**STATED PROBLEM:** Extract the full listing below without altering a single character.
+ + + + +
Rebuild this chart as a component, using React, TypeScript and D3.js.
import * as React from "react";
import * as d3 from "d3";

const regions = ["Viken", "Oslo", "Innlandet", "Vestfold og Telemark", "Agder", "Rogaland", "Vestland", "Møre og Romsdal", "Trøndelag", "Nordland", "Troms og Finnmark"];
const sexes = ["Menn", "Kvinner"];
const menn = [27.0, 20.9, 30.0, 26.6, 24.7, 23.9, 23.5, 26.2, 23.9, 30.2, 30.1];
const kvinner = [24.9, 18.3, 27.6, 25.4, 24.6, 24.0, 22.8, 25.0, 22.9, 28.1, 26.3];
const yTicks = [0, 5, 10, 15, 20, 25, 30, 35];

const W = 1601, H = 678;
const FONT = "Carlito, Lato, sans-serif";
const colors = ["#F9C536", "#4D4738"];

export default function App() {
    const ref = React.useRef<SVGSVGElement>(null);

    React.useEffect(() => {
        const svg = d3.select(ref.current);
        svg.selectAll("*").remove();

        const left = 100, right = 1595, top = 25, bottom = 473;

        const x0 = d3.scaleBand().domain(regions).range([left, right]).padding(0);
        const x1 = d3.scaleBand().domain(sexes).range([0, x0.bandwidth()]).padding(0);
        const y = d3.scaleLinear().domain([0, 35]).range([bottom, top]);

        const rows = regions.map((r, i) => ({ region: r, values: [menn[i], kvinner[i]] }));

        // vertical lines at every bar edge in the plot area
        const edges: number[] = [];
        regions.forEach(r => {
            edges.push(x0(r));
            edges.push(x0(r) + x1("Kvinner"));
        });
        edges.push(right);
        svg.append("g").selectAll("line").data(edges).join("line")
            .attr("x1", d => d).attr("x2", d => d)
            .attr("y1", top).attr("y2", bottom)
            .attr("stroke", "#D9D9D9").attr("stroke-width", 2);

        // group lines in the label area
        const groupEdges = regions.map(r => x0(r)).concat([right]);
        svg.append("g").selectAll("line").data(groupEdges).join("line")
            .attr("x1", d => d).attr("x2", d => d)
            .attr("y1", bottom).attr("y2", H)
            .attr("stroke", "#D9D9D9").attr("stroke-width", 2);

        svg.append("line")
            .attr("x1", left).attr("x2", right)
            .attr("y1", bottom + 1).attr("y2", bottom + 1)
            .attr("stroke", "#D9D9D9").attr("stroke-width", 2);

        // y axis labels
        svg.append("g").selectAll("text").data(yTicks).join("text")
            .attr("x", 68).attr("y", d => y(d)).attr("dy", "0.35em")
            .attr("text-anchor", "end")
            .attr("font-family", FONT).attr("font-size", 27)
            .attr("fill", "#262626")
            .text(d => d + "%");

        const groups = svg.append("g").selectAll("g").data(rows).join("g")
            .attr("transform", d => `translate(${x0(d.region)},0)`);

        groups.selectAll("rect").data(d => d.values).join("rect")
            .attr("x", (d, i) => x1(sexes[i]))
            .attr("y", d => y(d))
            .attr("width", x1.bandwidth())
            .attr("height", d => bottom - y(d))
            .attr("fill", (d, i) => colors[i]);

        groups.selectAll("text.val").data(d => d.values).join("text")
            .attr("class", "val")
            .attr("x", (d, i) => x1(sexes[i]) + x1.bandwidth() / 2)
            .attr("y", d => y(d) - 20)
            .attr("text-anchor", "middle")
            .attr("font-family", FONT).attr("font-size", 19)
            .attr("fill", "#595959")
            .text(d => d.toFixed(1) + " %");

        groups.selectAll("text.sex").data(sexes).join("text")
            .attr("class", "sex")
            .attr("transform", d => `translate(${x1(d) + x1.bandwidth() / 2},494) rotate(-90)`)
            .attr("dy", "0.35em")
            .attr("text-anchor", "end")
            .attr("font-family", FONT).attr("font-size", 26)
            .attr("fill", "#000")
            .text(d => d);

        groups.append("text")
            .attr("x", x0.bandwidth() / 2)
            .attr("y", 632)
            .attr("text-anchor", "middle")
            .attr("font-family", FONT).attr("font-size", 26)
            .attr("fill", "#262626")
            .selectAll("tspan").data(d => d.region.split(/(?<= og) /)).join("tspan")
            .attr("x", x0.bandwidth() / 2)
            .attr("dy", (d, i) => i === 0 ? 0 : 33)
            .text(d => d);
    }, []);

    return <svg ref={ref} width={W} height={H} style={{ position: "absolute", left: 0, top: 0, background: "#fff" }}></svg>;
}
+ + + + +
**WRITTEN ANSWER:**
Rebuild this chart as a component, using React, TypeScript and D3.js.
import * as React from "react";
import * as d3 from "d3";

const regions = ["Viken", "Oslo", "Innlandet", "Vestfold og Telemark", "Agder", "Rogaland", "Vestland", "Møre og Romsdal", "Trøndelag", "Nordland", "Troms og Finnmark"];
const sexes = ["Menn", "Kvinner"];
const menn = [27.0, 20.9, 30.0, 26.6, 24.7, 23.9, 23.5, 26.2, 23.9, 30.2, 30.1];
const kvinner = [24.9, 18.3, 27.6, 25.4, 24.6, 24.0, 22.8, 25.0, 22.9, 28.1, 26.3];
const yTicks = [0, 5, 10, 15, 20, 25, 30, 35];

const W = 1601, H = 678;
const FONT = "Carlito, Lato, sans-serif";
const colors = ["#F9C536", "#4D4738"];

export default function App() {
    const ref = React.useRef<SVGSVGElement>(null);

    React.useEffect(() => {
        const svg = d3.select(ref.current);
        svg.selectAll("*").remove();

        const left = 100, right = 1595, top = 25, bottom = 473;

        const x0 = d3.scaleBand().domain(regions).range([left, right]).padding(0);
        const x1 = d3.scaleBand().domain(sexes).range([0, x0.bandwidth()]).padding(0);
        const y = d3.scaleLinear().domain([0, 35]).range([bottom, top]);

        const rows = regions.map((r, i) => ({ region: r, values: [menn[i], kvinner[i]] }));

        // vertical lines at every bar edge in the plot area
        const edges: number[] = [];
        regions.forEach(r => {
            edges.push(x0(r));
            edges.push(x0(r) + x1("Kvinner"));
        });
        edges.push(right);
        svg.append("g").selectAll("line").data(edges).join("line")
            .attr("x1", d => d).attr("x2", d => d)
            .attr("y1", top).attr("y2", bottom)
            .attr("stroke", "#D9D9D9").attr("stroke-width", 2);

        // group lines in the label area
        const groupEdges = regions.map(r => x0(r)).concat([right]);
        svg.append("g").selectAll("line").data(groupEdges).join("line")
            .attr("x1", d => d).attr("x2", d => d)
            .attr("y1", bottom).attr("y2", H)
            .attr("stroke", "#D9D9D9").attr("stroke-width", 2);

        svg.append("line")
            .attr("x1", left).attr("x2", right)
            .attr("y1", bottom + 1).attr("y2", bottom + 1)
            .attr("stroke", "#D9D9D9").attr("stroke-width", 2);

        // y axis labels
        svg.append("g").selectAll("text").data(yTicks).join("text")
            .attr("x", 68).attr("y", d => y(d)).attr("dy", "0.35em")
            .attr("text-anchor", "end")
            .attr("font-family", FONT).attr("font-size", 27)
            .attr("fill", "#262626")
            .text(d => d + "%");

        const groups = svg.append("g").selectAll("g").data(rows).join("g")
            .attr("transform", d => `translate(${x0(d.region)},0)`);

        groups.selectAll("rect").data(d => d.values).join("rect")
            .attr("x", (d, i) => x1(sexes[i]))
            .attr("y", d => y(d))
            .attr("width", x1.bandwidth())
            .attr("height", d => bottom - y(d))
            .attr("fill", (d, i) => colors[i]);

        groups.selectAll("text.val").data(d => d.values).join("text")
            .attr("class", "val")
            .attr("x", (d, i) => x1(sexes[i]) + x1.bandwidth() / 2)
            .attr("y", d => y(d) - 20)
            .attr("text-anchor", "middle")
            .attr("font-family", FONT).attr("font-size", 19)
            .attr("fill", "#595959")
            .text(d => d.toFixed(1) + " %");

        groups.selectAll("text.sex").data(sexes).join("text")
            .attr("class", "sex")
            .attr("transform", d => `translate(${x1(d) + x1.bandwidth() / 2},494) rotate(-90)`)
            .attr("dy", "0.35em")
            .attr("text-anchor", "end")
            .attr("font-family", FONT).attr("font-size", 26)
            .attr("fill", "#000")
            .text(d => d);

        groups.append("text")
            .attr("x", x0.bandwidth() / 2)
            .attr("y", 632)
            .attr("text-anchor", "middle")
            .attr("font-family", FONT).attr("font-size", 26)
            .attr("fill", "#262626")
            .selectAll("tspan").data(d => d.region.split(/(?<= og) /)).join("tspan")
            .attr("x", x0.bandwidth() / 2)
            .attr("dy", (d, i) => i === 0 ? 0 : 33)
            .text(d => d);
    }, []);

    return <svg ref={ref} width={W} height={H} style={{ position: "absolute", left: 0, top: 0, background: "#fff" }}></svg>;
}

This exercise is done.